Health benefits of Probiotics include: 

  • Improving gut health: Probiotics are known to be good for your digestion. A healthy digestive system and gut microbial lining help in eliminating gas and bloating problems. Probiotics may be able to help improve symptoms of inflammatory bowel conditions. Improve digestion and absorption of food and nutrients.

  • Improving the immune system. Probiotics have been shown to boost your immune system against various viral and bacterial infections. Having a healthy flora population in your gut protects you from bad bacteria, such as overgrowths of yeast, fungi, and viruses, and protects against hostile bacteria to prevent infection.

  • Preventing and treating diarrhea. A 2010 study published in The Cochrane Database of Systematic Reviews found that probiotics can reduce the severity and duration of infectious diarrhea. 

  • Boosting mental health. Your gut is sometimes called your “second brain,” and its balance of bacteria directly affects your mental health.

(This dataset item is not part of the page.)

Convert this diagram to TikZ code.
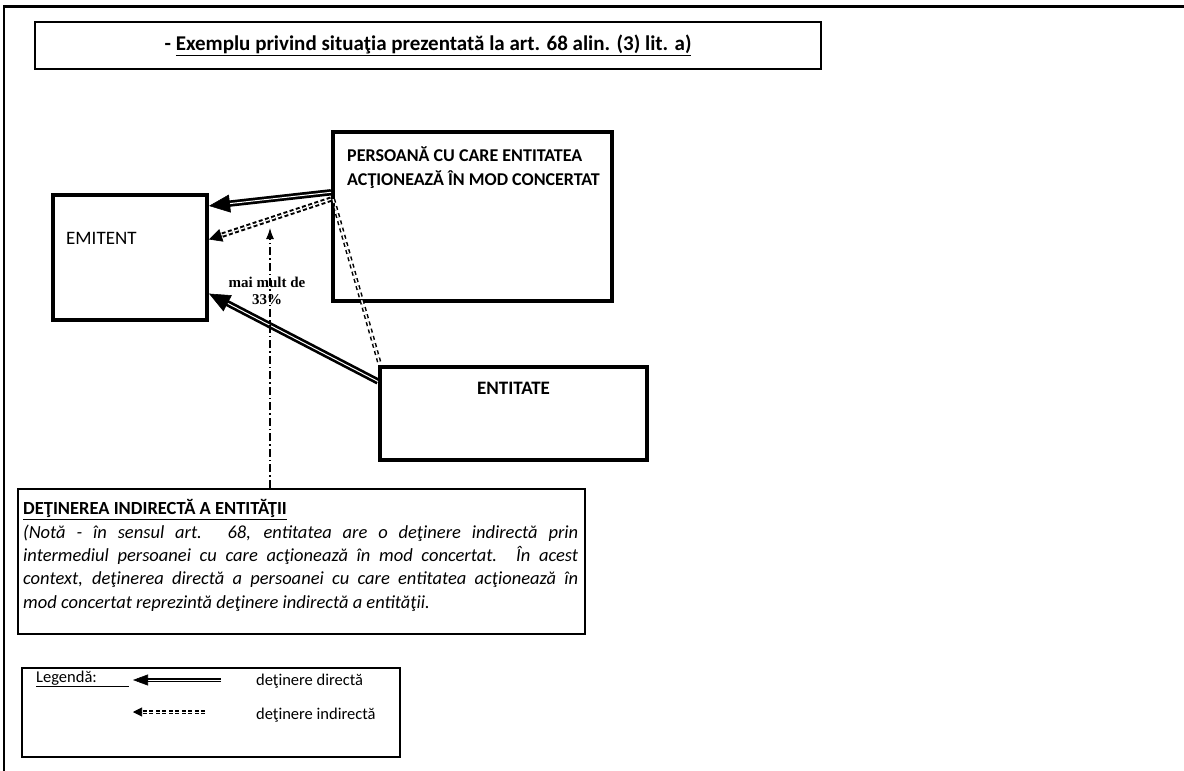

  • It plays an important role in how you think and feels by improving the production and regulation of hormones, such as insulin and leptin. And they have been found to produce neurotransmitters, such as serotonin, dopamine, and GABA — which play a key role in your mood. More and more people are using probiotic products to treat or improve illnesses or to maintain overall well-being. 

  • Lowering blood pressure: Studies found that probiotics may help to reduce blood pressure. 

  • Losing weight. By improving metabolism rate and easing out digestion.

Balance and heal: Probiotics also help to balance the bacterial imbalance caused by taking antibiotics. Antibiotics kill good bacteria along with the harmful ones, often leading to gas, cramping or diarrhoea.  

Breakdown proteins and fats Probiotics may help break down protein and fat in the digestive tract — important for infants and patients who need to build strength throughout an illness. 

Where Do You Find Probiotics? 

Fermented or cultured dairy products are a major source of probiotics.  

Other sources of probiotics include: 

  • Sauerkraut: A form of fermented (cabbage, red or green) sauerkraut is full of probiotics created during the fermentation process.

  • Kimchi: This traditional Korean food is made using fermentation with cabbage and other veggies.

  • Kombucha: a fermented tea that is often flavoured.

  • Tempeh: A fermented soybean product that’s high in both protein and probiotics.

  • Miso: A staple in Japanese cuisine a salty paste, usually made from soy, which is often used for soup and flavouring bases.

  • Natto: It is a soy beverage made from fermented soybeans and is rich in probiotics 

  • Kefir: A cultured, probiotic food typically made with cow’s milk. 

  • Yoghurt: cultured dairy product.

  • Pickled vegetables: While cucumbers jalapeno peppers or any kind of pickled veggie can provide probiotics.

Probiotics are also available as dietary supplements in capsule, tablet or powder form. 

Almost all our health concerns can be traced back to our belly. Ensure a healthy gut and the rest will take care of itself. This is the magic of probiotics.” 

Author details

Dr Preeti Sawairam, 
Assistant Professor 
Yashwantrao Chavan Academy of Development Administration (YASHADA), Pune 

The author is a senior officer from the Department of Agriculture, GoM, and has done her post-graduation in Food science & technology. MPKV, Rahuri, Maharashtra.